Now that I think about it, there are just too many surfaces in this house that we’ve christened. Everywhere I turn, there’s something that reminds me of him. It’s like he’s everywhere and nowhere all at once. The only place I haven’t ventured into yet is his home office, because I know myself. There might be answers in there, but I don’t want to snoop. It feels wrong to invade his privacy like that. He doesn’t go snooping around in the studio, so who am I to betray his trust like that by snooping in his sanctuary?

I take my tea to his bedroom, the place that feels the most like him. His side of the bed is neatly made, untouched since he left. I sit on my side, clutching the warm mug, and let the tears fall freely. And then I think about the secret he kept, the betrayal that shattered everything. I want to be angry, but mostly, I just feel hollow.

And so, so filled with regret and guilt, over what I said.

How could I ever think that he would see me as anyone but me?

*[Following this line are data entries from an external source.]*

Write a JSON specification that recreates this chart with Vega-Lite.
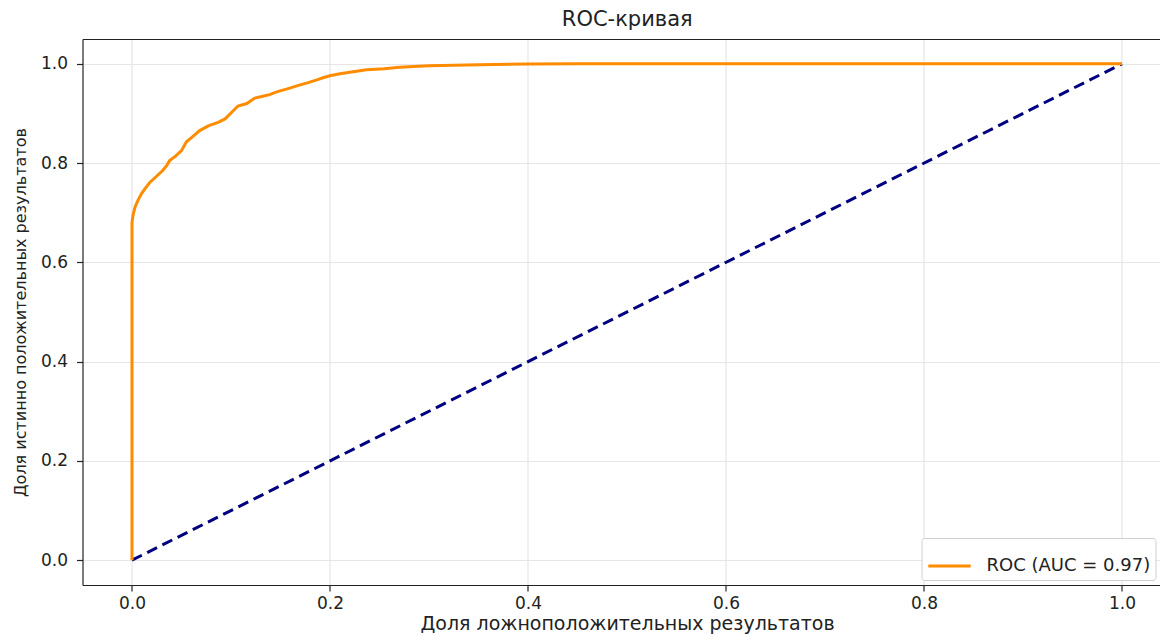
{
  "$schema": "https://vega.github.io/schema/vega-lite/v6.json",
  "autosize": "none",
  "width": 1077.5,
  "height": 546,
  "padding": {"left": 82.5, "top": 39, "right": 0, "bottom": 51},
  "background": "white",
  "config": {
    "view": {"stroke": null},
    "font": "DejaVu Sans",
    "axis": {
      "labelFont": "DejaVu Sans",
      "titleFont": "DejaVu Sans",
      "labelColor": "#222",
      "titleColor": "#222",
      "titleFontWeight": "normal",
      "domainColor": "#222",
      "domainWidth": 1.2,
      "tickColor": "#222",
      "tickSize": 6,
      "tickWidth": 1.2,
      "gridColor": "#e6e6e6",
      "gridWidth": 1.2
    },
    "legend": {
      "labelFont": "DejaVu Sans"
    }
  },
  "title": {
    "text": "ROC-кривая",
    "font": "DejaVu Sans",
    "fontSize": 21,
    "fontWeight": "normal",
    "color": "#222",
    "anchor": "middle",
    "dx": 6,
    "offset": 9
  },
  "datasets": {
    "roc": [
      {"fpr": 0, "tpr": 0},
      {"fpr": 0, "tpr": 0.68},
      {"fpr": 0.001, "tpr": 0.695},
      {"fpr": 0.003, "tpr": 0.711},
      {"fpr": 0.006, "tpr": 0.725},
      {"fpr": 0.0095, "tpr": 0.738},
      {"fpr": 0.013, "tpr": 0.748},
      {"fpr": 0.018, "tpr": 0.761},
      {"fpr": 0.024, "tpr": 0.772},
      {"fpr": 0.031, "tpr": 0.785},
      {"fpr": 0.035, "tpr": 0.795},
      {"fpr": 0.038, "tpr": 0.805},
      {"fpr": 0.044, "tpr": 0.814},
      {"fpr": 0.05, "tpr": 0.825},
      {"fpr": 0.055, "tpr": 0.843},
      {"fpr": 0.061, "tpr": 0.853},
      {"fpr": 0.068, "tpr": 0.865},
      {"fpr": 0.077, "tpr": 0.875},
      {"fpr": 0.087, "tpr": 0.882},
      {"fpr": 0.094, "tpr": 0.889},
      {"fpr": 0.1, "tpr": 0.901},
      {"fpr": 0.107, "tpr": 0.915},
      {"fpr": 0.116, "tpr": 0.92},
      {"fpr": 0.124, "tpr": 0.931},
      {"fpr": 0.131, "tpr": 0.934},
      {"fpr": 0.139, "tpr": 0.938},
      {"fpr": 0.147, "tpr": 0.944},
      {"fpr": 0.156, "tpr": 0.949},
      {"fpr": 0.169, "tpr": 0.957},
      {"fpr": 0.178, "tpr": 0.962},
      {"fpr": 0.186, "tpr": 0.967},
      {"fpr": 0.193, "tpr": 0.972},
      {"fpr": 0.2, "tpr": 0.976},
      {"fpr": 0.21, "tpr": 0.98},
      {"fpr": 0.22, "tpr": 0.983},
      {"fpr": 0.237, "tpr": 0.988},
      {"fpr": 0.255, "tpr": 0.99},
      {"fpr": 0.27, "tpr": 0.993},
      {"fpr": 0.3, "tpr": 0.996},
      {"fpr": 0.35, "tpr": 0.998},
      {"fpr": 0.4, "tpr": 0.9995},
      {"fpr": 0.45, "tpr": 1},
      {"fpr": 1, "tpr": 1}
    ],
    "diag": [
      {"fpr": 0, "tpr": 0},
      {"fpr": 1, "tpr": 1}
    ]
  },
  "resolve": {"axis": {"x": "independent"}},
  "layer": [
    {
      "data": {"name": "diag"},
      "mark": {"type": "line", "color": "#000080", "strokeWidth": 3, "strokeDash": [11, 6], "clip": true},
      "encoding": {
        "x": {
          "field": "fpr", "type": "quantitative",
          "scale": {"domain": [-0.05, 1.0384], "nice": false, "zero": false},
          "axis": {"orient": "top", "labels": false, "ticks": false, "grid": false, "title": null, "domain": true}
        },
        "y": {
          "field": "tpr", "type": "quantitative",
          "scale": {"domain": [-0.05, 1.05], "nice": false, "zero": false}
        }
      }
    },
    {
      "data": {"name": "roc"},
      "transform": [{"calculate": "'ROC (AUC = 0.97)'", "as": "series"}],
      "mark": {"type": "line", "strokeWidth": 3, "clip": true},
      "encoding": {
        "x": {
          "field": "fpr", "type": "quantitative",
          "axis": {
            "orient": "bottom",
            "values": [0, 0.2, 0.4, 0.6, 0.8, 1.0],
            "format": ".1f",
            "labelFontSize": 17,
            "labelPadding": 4,
            "title": "Доля ложноположительных результатов",
            "titleFontSize": 19,
            "titlePadding": 3,
            "titleX": 544.5,
            "grid": true
          }
        },
        "y": {
          "field": "tpr", "type": "quantitative",
          "axis": {
            "values": [0, 0.2, 0.4, 0.6, 0.8, 1.0],
            "format": ".1f",
            "labelFontSize": 17,
            "labelPadding": 9,
            "title": "Доля истинно положительных результатов",
            "titleFontSize": 16,
            "titlePadding": 12,
            "grid": true
          }
        },
        "order": [{"field": "fpr"}, {"field": "tpr"}],
        "color": {
          "field": "series", "type": "nominal",
          "scale": {"range": ["#ff8c00"]},
          "legend": {
            "title": null,
            "orient": "bottom-right",
            "offset": 5,
            "fillColor": "white",
            "strokeColor": "#d0d0d0",
            "cornerRadius": 3,
            "padding": 5,
            "symbolType": "stroke",
            "symbolSize": 1800,
            "symbolStrokeWidth": 3,
            "labelOffset": 14,
            "labelFontSize": 18,
            "labelLimit": 400,
            "labelColor": "#222"
          }
        }
      }
    }
  ]
}
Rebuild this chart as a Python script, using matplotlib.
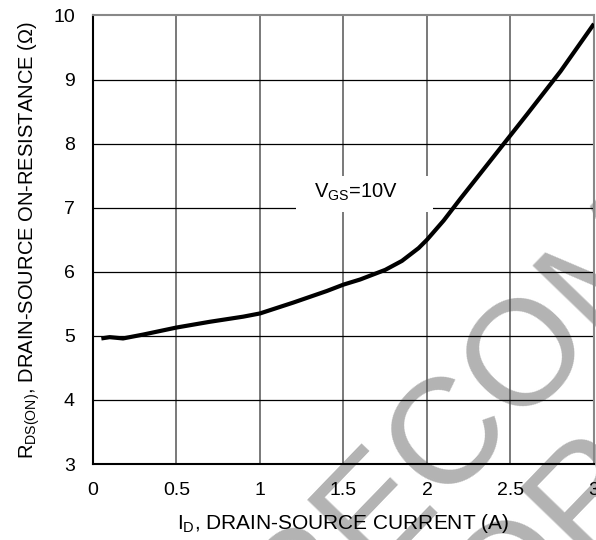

Sure, he talks about Rachel, and how close they were. How codependent their relationship was. He loved her, but in terms of any romantic entanglements he’s been firm on the fact that Rachel and Mom were soulmates. I realize that what happed with Leland messed me up more than I care to admit. Still, it doesn’t mean Gilbert is like that.

I think about the times we shared, the love and laughter, the way he’s always made me feel safe and cherished. No one in their right mind would give their dead wife’s lover’s eighteen year old daughter access to ALL of their money, just for kicks. It’s in the billions, for the record, something both he and Rachel downplayed a lot. If not for this house, one would never know. And frankly, it no longer bothers me that he and Rachel were siblings — or step siblings, as Aunt Bonnie repeatedly pointed out — or that he kept it from me. I’m sure he had his reasons.

I wipe away the tears and take a deep, steadying breath. We all have secrets, and it would be hypocritical of me to hold his against him. The ache in my chest feels unbearable, and I finally let myself acknowledge the truth.

I miss him.

Despite everything, I miss him.

I miss my soulmate.

And even though I’ve already forgiven him — not that there ever was anything to forgive — I need to hear his side of the story. But it’s clear he won’t reach out unless I do. So I pull out my phone and call up our text history, my finger hovering over the Read symbol under my text from three days ago.

Me: I miss you.

I hit send before I can lose my nerve. Life is far too short to be beating around the bush, a sentiment I know all too well.

His response comes almost instantaneously, like he had been staring at his phone too.

Gilbert: I miss you too.

I take a deep breath, trying to steady my nerves as I stare at the screen, my heart racing.

Here goes nothing.

Me: I’m sorry for what I said. It was stupid and insensitive of me.